The model passes the tokens through a transformer network. Transformer models, introduced in 2017, are useful due to their self-attention mechanism, which allows them to “pay attention to” different tokens at different moments. This technique is the centerpiece of the transformer and its prime innovation. Self-attention is useful in part because it allows the AI model to calculate the relationships and dependencies between tokens, especially ones that are distant from one another in the text. Transformer architectures also allow for parallelization, making the process much more efficient than previous methods. These qualities allowed LLMs to handle unprecedentedly large datasets.
Once text is split into tokens, each token is mapped to a vector of numbers called an embedding. Neural networks consists of layers of artificial neurons, where each neuron performs a mathematical operation. Transformers consist of many of these layers, and at each, the embeddings are slightly adjusted, becoming richer contextual representations from layer to layer.
The goal in this process is for the model to learn semantic associations between words, so that words like “bark” and “dog” appear closer together in vector space in an essay about dogs than “bark” and “tree” would, based on the surrounding dog-related words in the essay. Transformers also add positional encodings, which give each token information about its place in the sequence.
To compute attention, each embedding is projected into three distinct vectors using learned weight matrices: a query, a key, and a value. The query represents what a given token is “seeking,” the key represents the information that each token contains, and the value “returns” the information from each key vector, scaled by its respective attention weight.
Alignment scores are then computed as the similarity between queries and keys. These scores, once normalized into attention weights, determine how much of each value vector flows into the representation of the current token. This process allows the model to flexibly focus on relevant context while ignoring less important tokens (like “tree”).
Self-attention thus creates “weighted” connections between all tokens more efficiently than earlier architectures could. The model assigns weights to each relationship between the tokens. LLMs can have billions or trillions of these weights, which are one type of LLM parameter, the internal configuration variables of a machine learning model that control how it processes data and makes predictions. The number of parameters refers to how many of these variables exist in a model, with some LLMs containing billions of parameters. So-called small language models are smaller in scale and scope with comparatively few parameters, making them suitable for deployment on smaller devices or in resource-constrained environments.

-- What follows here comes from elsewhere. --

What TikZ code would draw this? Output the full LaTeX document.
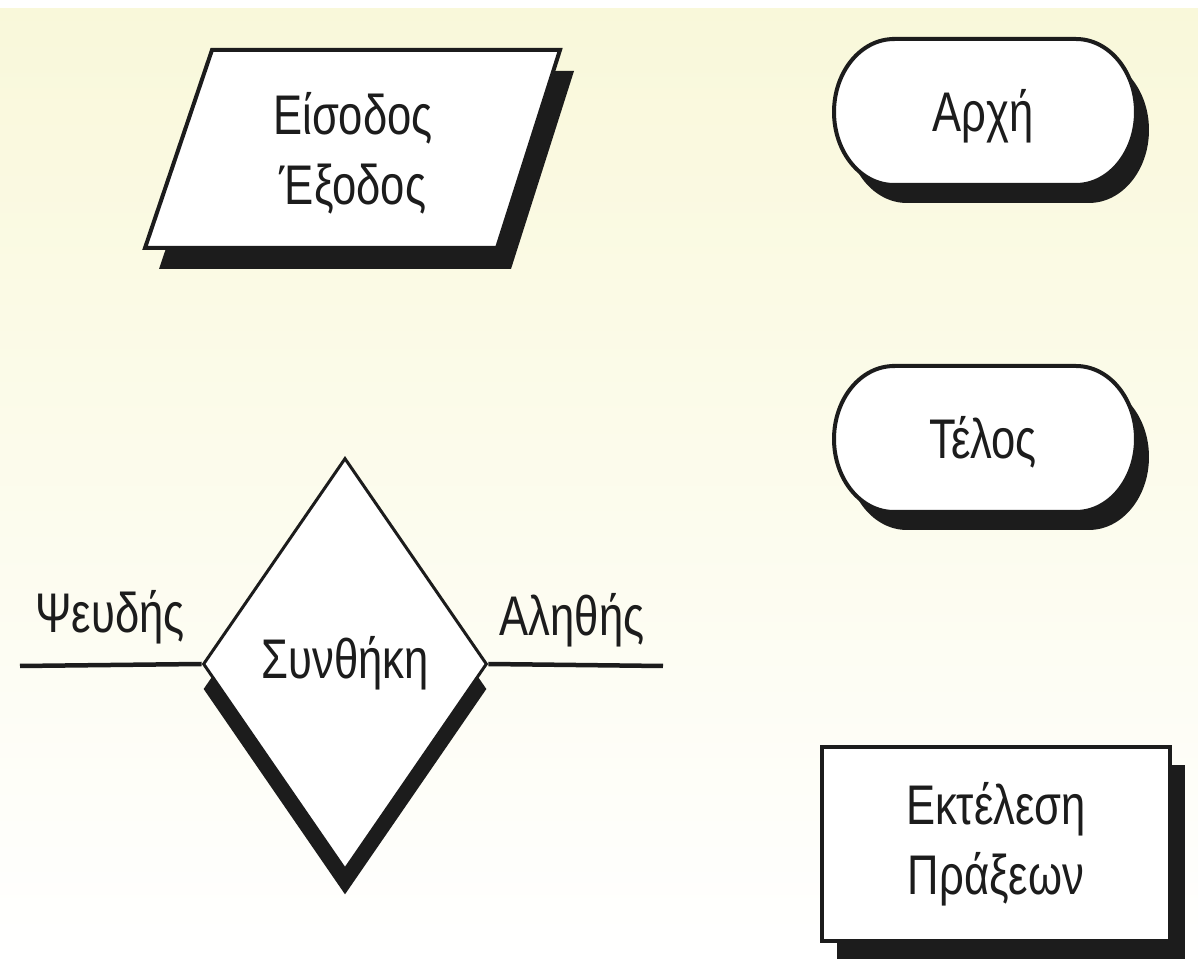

During training, the model makes predictions across millions of examples drawn from its training data, and a loss function quantifies the error of each prediction. Through an iterative cycle of making predictions and then updating model weights through backpropagation and gradient descent, the model “learns” the the weights in the layers that produce the query, key and value vectors.
Once those weights are sufficiently optimized, they’re able to take in any token’s original vector embedding and produce query, key and value vectors for it that, when interacting with the vectors generated for all the other tokens, will yield “better” alignment scores that in turn result in attention weights which help the model produce better outputs. The end result is a model that has learned patterns in grammar, facts, reasoning structures, writing styles and more.